Figure scripts:
↓
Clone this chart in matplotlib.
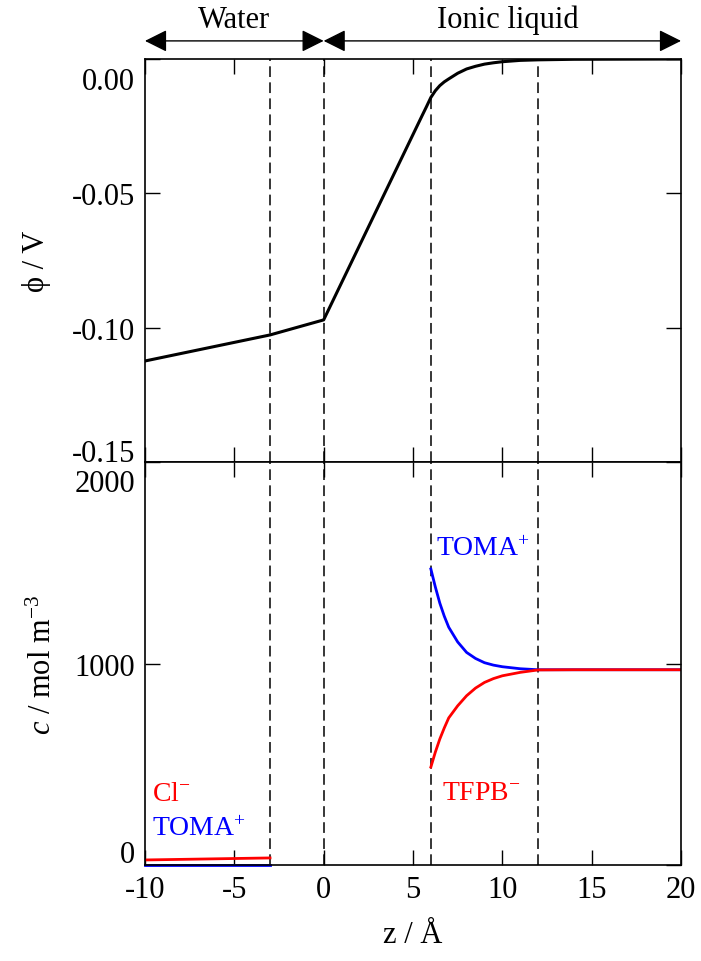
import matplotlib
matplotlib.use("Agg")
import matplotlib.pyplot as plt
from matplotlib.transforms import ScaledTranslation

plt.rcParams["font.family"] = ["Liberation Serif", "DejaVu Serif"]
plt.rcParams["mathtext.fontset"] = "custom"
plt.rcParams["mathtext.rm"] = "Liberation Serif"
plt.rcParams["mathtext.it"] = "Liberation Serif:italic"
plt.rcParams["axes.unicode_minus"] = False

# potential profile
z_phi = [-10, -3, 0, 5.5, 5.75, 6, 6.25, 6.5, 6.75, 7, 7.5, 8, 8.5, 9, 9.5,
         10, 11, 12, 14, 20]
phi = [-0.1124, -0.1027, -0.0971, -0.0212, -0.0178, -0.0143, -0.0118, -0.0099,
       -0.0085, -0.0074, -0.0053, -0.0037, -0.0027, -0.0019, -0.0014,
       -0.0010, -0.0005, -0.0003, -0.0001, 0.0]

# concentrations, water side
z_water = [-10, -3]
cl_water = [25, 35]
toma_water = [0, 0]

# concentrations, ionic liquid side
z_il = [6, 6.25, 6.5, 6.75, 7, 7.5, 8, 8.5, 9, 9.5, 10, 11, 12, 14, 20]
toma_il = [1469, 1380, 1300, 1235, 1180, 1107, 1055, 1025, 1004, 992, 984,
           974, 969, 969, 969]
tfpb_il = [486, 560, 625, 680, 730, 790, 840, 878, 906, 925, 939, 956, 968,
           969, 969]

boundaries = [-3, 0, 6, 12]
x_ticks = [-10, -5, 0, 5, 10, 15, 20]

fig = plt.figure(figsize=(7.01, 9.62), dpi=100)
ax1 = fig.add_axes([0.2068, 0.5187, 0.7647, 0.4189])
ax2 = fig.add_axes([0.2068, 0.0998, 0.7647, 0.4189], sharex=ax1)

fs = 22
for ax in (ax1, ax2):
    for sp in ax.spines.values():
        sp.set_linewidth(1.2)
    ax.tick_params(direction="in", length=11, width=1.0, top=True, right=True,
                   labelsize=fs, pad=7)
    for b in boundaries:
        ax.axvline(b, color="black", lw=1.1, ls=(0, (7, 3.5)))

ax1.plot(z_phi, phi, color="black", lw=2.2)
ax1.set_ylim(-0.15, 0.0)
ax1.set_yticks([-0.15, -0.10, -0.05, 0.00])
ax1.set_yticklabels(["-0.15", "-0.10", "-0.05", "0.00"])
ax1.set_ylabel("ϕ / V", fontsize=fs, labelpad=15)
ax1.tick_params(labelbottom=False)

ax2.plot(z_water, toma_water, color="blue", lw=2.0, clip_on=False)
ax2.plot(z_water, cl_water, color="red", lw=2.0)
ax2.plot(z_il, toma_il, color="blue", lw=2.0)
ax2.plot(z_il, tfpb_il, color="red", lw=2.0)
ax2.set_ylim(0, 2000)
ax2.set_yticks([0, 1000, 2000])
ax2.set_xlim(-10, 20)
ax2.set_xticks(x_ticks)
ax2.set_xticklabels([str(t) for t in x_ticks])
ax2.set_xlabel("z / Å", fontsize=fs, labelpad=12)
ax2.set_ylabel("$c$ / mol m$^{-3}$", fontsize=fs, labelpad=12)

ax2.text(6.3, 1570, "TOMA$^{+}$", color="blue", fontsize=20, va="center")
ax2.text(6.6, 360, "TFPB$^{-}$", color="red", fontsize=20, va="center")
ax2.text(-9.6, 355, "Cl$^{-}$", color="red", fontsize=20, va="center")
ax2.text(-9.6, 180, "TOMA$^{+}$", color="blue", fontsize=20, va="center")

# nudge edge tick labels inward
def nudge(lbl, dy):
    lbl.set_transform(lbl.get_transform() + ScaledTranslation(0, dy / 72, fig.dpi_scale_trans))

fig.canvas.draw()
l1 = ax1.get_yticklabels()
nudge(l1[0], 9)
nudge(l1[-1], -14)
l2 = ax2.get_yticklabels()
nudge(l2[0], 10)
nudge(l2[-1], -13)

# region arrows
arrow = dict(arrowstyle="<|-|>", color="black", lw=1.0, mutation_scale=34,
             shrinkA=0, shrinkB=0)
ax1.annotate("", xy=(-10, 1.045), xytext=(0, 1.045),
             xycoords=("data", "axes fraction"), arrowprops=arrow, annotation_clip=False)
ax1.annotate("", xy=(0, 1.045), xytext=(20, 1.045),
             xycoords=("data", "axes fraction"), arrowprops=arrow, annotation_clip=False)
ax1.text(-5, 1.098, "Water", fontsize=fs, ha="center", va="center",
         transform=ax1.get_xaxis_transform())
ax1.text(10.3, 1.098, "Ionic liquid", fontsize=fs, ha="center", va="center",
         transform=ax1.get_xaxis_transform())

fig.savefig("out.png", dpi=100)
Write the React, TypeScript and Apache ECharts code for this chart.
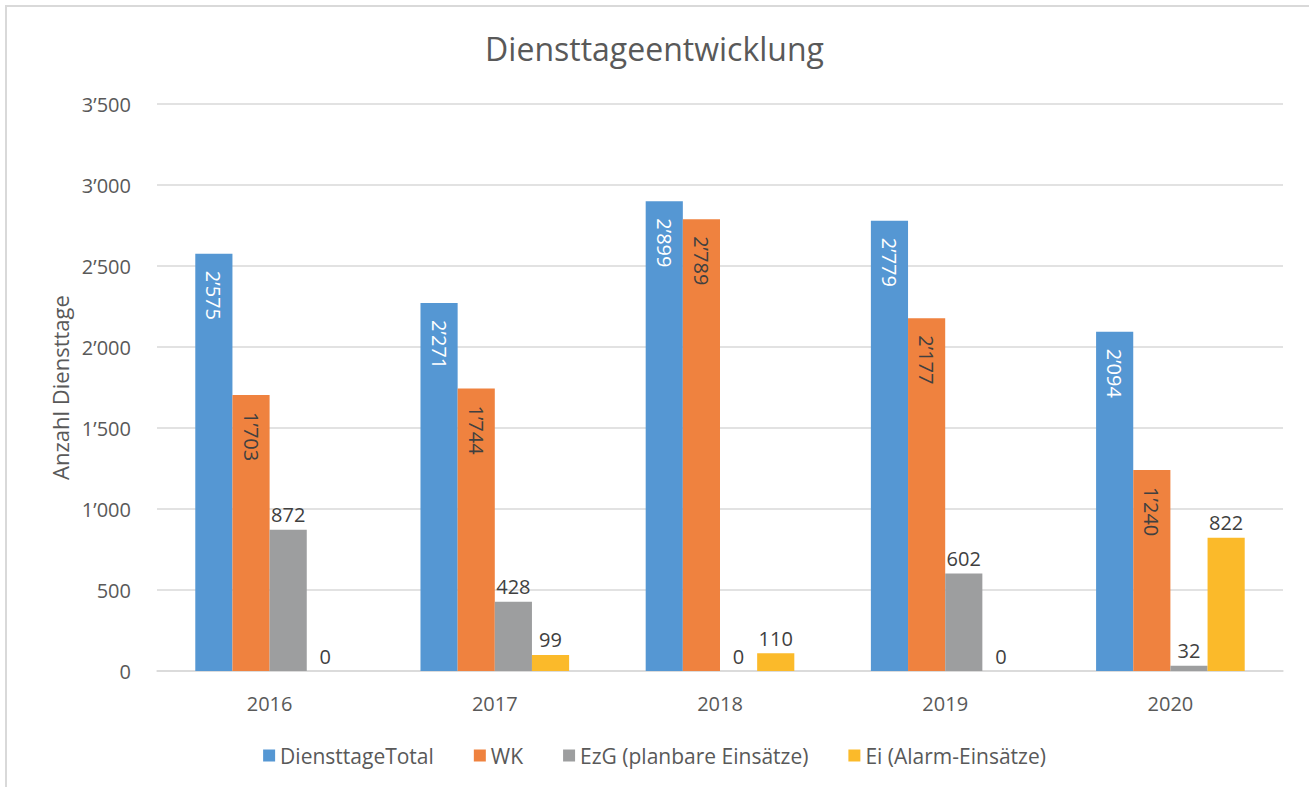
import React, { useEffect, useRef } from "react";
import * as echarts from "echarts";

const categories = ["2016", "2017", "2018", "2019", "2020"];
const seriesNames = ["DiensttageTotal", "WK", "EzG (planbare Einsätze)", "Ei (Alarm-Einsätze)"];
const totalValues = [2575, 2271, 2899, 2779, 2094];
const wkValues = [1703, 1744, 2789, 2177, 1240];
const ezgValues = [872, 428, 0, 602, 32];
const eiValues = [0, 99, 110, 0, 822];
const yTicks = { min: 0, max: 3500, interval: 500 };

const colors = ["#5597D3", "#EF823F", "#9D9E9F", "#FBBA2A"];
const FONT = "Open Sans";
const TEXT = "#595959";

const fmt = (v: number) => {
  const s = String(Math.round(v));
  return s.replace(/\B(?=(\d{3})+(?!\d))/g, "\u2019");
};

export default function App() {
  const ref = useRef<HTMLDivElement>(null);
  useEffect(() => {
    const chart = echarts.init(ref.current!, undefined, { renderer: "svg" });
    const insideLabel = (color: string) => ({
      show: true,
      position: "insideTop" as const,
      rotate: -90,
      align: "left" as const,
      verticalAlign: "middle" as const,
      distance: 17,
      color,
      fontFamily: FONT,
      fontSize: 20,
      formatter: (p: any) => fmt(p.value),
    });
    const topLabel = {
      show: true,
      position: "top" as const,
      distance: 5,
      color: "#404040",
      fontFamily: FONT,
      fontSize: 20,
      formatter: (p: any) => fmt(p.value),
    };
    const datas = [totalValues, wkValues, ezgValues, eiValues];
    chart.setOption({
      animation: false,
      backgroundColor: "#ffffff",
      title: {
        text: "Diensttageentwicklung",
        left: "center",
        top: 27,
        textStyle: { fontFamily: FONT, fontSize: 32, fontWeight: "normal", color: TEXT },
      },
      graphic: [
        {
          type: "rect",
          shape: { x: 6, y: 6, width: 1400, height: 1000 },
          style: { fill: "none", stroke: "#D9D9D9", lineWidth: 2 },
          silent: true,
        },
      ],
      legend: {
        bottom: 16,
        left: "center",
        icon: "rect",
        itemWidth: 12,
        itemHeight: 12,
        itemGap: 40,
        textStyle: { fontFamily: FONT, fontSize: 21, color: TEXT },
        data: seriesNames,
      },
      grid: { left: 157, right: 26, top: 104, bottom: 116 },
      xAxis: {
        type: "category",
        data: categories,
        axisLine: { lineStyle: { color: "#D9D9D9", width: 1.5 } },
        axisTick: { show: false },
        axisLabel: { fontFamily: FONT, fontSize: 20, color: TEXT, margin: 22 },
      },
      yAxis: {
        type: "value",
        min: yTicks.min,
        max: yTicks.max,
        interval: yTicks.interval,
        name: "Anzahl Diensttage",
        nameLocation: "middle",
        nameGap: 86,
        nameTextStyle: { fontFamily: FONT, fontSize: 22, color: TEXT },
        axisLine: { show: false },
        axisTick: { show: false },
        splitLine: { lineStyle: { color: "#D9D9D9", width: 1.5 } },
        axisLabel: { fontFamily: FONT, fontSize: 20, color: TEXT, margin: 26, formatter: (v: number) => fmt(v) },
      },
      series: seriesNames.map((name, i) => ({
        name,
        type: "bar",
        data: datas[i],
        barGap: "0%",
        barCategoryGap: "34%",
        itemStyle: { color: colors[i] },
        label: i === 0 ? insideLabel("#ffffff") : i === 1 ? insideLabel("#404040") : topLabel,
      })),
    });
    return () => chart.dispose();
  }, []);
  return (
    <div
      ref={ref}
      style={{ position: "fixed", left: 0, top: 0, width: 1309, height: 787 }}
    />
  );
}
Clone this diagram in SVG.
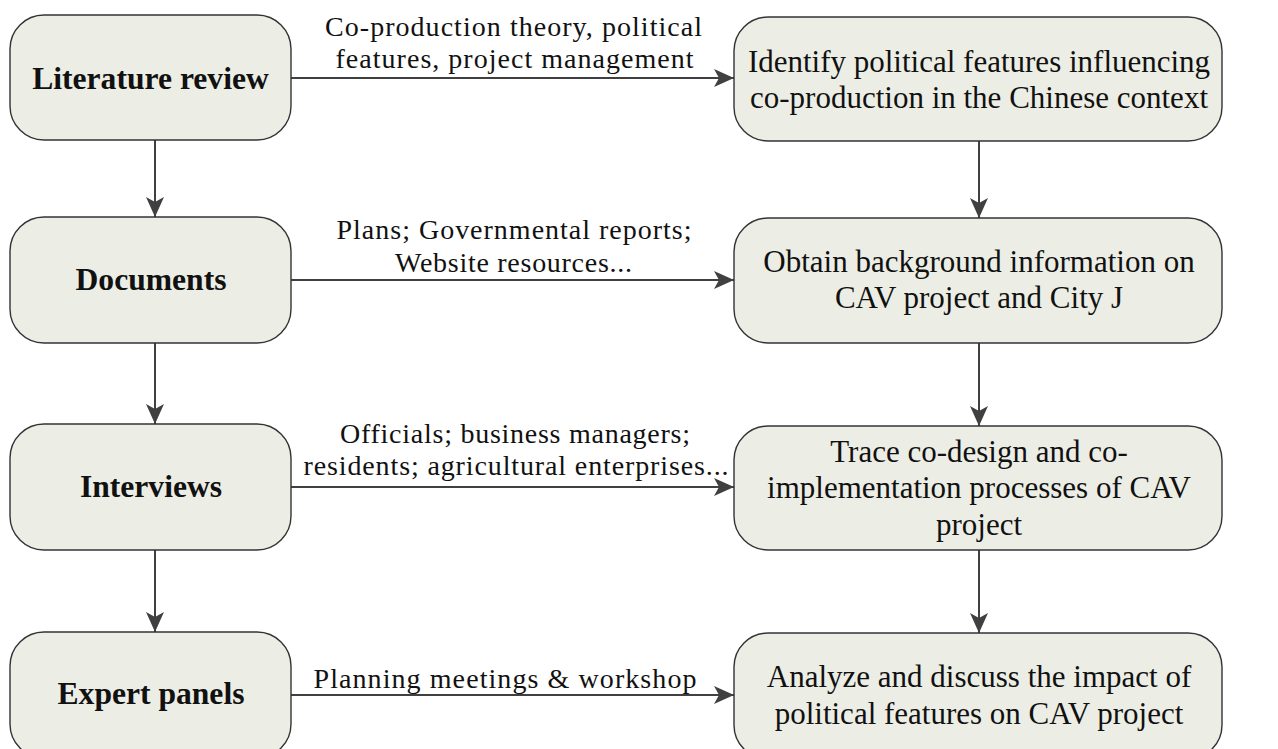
↑
*Short problem*.
Gather all lines of the records that include the word "React".

*Task answer*.
Write the React, TypeScript and Apache ECharts code for this chart.
import React, { useEffect, useRef } from "react";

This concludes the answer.